**Aim**
Wherever the word "this" turns up in a line of the entries, copy that line.

(Records)

***

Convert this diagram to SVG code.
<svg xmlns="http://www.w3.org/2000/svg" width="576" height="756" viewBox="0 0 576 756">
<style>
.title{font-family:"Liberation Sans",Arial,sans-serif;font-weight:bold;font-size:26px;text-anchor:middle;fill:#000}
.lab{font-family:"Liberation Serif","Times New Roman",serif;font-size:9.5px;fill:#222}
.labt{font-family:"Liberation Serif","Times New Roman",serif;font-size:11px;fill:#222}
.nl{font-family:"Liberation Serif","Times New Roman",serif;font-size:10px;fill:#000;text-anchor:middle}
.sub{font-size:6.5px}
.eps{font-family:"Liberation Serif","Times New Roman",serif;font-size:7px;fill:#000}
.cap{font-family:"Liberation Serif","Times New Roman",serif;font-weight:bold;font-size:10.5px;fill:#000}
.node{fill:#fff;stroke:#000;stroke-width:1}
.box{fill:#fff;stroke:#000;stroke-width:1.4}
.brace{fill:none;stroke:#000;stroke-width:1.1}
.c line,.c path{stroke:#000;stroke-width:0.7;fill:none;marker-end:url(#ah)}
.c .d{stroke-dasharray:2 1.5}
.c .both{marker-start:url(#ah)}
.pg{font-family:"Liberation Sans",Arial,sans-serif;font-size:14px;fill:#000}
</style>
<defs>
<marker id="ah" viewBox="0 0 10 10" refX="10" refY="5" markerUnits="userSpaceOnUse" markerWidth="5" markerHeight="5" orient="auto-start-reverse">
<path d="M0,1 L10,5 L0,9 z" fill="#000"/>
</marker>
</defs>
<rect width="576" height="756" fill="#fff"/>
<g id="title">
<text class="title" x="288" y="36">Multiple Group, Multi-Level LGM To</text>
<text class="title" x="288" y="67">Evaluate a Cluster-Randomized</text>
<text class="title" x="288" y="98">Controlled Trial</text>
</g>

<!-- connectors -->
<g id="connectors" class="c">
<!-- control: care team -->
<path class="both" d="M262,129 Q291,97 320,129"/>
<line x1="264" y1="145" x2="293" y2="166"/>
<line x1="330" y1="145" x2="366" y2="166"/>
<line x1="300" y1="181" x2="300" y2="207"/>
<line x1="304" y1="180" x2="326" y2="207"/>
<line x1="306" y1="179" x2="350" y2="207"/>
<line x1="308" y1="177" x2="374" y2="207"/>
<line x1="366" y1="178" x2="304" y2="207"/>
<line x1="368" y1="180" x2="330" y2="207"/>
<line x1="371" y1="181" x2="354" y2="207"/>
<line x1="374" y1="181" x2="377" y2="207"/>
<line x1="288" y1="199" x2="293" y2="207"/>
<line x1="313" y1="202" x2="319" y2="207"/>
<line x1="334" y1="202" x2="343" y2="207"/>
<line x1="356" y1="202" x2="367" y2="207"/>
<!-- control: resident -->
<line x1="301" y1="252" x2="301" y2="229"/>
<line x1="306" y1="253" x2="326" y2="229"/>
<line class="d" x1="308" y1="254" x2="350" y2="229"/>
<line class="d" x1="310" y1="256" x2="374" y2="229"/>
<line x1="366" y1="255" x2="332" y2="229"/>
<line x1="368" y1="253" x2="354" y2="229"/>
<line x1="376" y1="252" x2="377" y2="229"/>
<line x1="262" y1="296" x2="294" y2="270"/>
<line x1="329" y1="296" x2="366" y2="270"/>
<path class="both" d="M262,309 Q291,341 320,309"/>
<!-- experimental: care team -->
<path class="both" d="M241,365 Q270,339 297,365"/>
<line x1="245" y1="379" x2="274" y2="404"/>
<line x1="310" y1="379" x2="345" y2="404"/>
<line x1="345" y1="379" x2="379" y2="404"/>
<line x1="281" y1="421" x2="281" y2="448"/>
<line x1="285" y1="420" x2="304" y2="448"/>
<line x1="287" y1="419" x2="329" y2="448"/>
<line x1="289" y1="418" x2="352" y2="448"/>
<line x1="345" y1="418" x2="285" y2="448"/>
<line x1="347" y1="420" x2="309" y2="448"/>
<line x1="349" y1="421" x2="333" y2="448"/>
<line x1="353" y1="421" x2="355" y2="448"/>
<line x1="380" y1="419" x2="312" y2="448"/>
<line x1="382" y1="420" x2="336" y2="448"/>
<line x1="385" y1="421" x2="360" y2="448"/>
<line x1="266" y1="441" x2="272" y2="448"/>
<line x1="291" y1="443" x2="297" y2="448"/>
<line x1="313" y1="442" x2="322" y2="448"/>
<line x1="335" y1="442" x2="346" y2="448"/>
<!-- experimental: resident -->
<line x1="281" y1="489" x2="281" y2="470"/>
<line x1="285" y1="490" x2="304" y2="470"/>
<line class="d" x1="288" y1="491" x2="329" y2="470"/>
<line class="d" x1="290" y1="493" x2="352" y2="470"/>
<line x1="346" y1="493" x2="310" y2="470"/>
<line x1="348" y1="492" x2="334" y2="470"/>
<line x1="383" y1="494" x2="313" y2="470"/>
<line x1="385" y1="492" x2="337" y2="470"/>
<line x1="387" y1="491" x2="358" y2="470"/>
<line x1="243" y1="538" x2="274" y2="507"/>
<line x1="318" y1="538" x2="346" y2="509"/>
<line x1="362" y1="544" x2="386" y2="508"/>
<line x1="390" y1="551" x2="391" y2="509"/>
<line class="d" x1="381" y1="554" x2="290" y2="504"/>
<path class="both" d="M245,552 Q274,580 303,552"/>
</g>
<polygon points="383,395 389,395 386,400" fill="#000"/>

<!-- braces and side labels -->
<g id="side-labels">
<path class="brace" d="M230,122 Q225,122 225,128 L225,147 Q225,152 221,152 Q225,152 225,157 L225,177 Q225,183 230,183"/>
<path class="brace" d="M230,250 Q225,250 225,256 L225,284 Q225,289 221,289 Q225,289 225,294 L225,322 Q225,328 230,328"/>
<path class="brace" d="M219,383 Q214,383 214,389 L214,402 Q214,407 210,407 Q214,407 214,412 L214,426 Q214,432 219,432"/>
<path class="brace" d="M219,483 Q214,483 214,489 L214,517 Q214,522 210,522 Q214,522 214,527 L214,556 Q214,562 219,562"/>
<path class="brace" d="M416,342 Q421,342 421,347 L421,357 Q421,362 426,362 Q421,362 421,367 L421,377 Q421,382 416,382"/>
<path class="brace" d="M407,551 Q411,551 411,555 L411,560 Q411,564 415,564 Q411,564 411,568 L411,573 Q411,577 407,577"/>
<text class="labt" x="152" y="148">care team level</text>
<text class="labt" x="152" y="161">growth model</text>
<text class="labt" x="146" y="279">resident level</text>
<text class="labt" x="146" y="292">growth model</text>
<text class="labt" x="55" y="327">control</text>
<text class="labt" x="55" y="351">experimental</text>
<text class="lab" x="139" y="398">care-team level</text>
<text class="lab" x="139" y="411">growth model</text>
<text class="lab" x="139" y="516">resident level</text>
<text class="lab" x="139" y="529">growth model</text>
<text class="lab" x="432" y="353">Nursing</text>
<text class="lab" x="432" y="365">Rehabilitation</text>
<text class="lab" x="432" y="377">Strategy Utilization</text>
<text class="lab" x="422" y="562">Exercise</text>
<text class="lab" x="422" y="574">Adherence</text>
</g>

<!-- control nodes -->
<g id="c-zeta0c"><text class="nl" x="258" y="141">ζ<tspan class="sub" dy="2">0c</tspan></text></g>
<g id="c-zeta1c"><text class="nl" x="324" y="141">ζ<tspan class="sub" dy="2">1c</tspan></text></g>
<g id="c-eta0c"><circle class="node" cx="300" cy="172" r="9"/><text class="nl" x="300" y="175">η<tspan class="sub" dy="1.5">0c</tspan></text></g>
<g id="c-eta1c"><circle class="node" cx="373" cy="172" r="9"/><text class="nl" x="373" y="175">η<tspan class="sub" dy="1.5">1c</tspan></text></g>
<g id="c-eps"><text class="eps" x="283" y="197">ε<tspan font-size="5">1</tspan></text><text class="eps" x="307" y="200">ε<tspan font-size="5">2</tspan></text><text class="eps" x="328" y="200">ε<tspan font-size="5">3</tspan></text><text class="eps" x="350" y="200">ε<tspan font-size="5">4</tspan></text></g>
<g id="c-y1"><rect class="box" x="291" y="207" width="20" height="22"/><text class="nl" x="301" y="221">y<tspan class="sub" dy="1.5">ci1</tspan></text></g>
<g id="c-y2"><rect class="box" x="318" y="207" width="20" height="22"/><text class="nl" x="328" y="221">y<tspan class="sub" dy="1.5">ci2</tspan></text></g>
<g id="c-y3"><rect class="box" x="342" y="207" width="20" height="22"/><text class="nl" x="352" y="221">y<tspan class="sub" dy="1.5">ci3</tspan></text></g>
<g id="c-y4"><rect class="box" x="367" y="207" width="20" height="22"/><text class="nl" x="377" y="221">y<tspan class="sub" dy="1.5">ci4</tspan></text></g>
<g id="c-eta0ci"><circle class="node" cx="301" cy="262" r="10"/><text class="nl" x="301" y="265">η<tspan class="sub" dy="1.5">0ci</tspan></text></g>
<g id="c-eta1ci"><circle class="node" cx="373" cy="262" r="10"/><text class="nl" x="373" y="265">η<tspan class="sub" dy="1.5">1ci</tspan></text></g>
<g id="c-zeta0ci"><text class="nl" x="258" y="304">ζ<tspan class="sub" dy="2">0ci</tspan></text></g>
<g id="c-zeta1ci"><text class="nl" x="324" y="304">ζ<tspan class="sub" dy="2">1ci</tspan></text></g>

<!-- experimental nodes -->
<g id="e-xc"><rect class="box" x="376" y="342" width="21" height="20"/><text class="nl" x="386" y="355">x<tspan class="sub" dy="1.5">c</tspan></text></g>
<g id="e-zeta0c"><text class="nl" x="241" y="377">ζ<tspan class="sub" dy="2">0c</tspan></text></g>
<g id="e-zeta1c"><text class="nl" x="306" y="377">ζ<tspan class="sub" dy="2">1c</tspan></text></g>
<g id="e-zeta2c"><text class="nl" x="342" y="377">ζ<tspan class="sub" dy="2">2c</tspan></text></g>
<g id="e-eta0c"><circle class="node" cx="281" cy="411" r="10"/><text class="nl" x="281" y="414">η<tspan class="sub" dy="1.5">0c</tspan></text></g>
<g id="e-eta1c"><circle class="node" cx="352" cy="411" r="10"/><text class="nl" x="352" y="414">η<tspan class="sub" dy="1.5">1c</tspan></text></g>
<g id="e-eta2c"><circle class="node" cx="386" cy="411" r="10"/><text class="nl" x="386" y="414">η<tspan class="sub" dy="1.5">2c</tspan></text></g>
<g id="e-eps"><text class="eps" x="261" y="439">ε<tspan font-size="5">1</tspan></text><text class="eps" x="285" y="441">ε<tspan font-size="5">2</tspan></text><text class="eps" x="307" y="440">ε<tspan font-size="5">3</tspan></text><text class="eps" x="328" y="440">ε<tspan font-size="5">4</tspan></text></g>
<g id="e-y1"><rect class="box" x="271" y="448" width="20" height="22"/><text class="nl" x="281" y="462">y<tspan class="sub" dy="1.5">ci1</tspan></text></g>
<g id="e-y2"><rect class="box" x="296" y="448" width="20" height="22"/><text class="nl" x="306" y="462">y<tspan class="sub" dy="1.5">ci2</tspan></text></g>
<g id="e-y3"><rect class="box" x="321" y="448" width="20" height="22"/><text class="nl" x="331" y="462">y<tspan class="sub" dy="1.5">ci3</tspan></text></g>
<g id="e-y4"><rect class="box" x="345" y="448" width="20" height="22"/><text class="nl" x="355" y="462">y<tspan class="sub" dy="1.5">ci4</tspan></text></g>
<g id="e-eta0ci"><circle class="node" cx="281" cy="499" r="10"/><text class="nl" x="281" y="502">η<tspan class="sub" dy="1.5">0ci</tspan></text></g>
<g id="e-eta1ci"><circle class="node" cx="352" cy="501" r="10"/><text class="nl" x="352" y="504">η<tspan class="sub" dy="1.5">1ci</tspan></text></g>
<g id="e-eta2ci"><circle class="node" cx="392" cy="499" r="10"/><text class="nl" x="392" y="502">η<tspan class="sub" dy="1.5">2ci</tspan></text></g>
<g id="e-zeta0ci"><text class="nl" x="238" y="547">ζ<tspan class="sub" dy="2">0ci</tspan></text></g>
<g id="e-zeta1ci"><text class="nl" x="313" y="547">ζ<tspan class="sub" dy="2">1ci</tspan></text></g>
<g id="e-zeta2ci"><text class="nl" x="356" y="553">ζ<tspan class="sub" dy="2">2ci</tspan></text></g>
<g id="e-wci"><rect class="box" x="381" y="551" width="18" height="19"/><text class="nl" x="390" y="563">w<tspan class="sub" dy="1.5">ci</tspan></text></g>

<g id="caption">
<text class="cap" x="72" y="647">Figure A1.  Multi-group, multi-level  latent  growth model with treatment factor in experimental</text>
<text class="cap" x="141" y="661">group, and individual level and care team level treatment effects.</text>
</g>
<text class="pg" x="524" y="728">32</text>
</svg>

***

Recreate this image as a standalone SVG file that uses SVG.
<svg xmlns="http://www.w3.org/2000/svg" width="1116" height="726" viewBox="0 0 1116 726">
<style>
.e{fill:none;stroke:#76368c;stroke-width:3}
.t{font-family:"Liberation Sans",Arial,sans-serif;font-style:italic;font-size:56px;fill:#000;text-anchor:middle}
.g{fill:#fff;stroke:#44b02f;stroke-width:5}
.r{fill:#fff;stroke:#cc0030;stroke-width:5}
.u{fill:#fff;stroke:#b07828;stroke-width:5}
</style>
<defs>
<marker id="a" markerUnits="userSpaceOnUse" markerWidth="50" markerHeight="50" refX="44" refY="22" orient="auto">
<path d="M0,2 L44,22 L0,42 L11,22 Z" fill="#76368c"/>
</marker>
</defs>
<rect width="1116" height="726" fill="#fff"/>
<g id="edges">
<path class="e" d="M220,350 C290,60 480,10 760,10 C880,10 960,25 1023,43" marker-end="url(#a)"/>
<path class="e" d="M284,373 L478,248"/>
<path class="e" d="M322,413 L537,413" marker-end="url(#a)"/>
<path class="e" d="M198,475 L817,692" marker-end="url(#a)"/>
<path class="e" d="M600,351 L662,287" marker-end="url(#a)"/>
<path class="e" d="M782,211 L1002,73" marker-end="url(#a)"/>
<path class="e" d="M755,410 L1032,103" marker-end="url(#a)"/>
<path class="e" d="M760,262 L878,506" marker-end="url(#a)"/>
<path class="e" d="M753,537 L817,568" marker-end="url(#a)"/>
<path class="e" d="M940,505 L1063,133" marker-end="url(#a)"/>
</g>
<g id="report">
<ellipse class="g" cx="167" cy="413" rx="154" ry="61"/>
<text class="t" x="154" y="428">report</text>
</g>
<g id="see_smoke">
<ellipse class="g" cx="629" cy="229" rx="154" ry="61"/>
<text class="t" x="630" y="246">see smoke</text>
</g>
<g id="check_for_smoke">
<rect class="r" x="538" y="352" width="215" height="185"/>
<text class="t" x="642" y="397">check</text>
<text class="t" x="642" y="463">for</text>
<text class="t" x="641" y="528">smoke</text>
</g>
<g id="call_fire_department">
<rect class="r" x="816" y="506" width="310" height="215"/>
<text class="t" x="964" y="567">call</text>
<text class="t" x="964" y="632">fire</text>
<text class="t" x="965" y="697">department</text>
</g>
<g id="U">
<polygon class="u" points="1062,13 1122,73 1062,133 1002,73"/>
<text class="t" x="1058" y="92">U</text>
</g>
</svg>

***

**Correct response**
Convert this diagram to SVG code.
Recreate this image as a standalone SVG file that uses SVG.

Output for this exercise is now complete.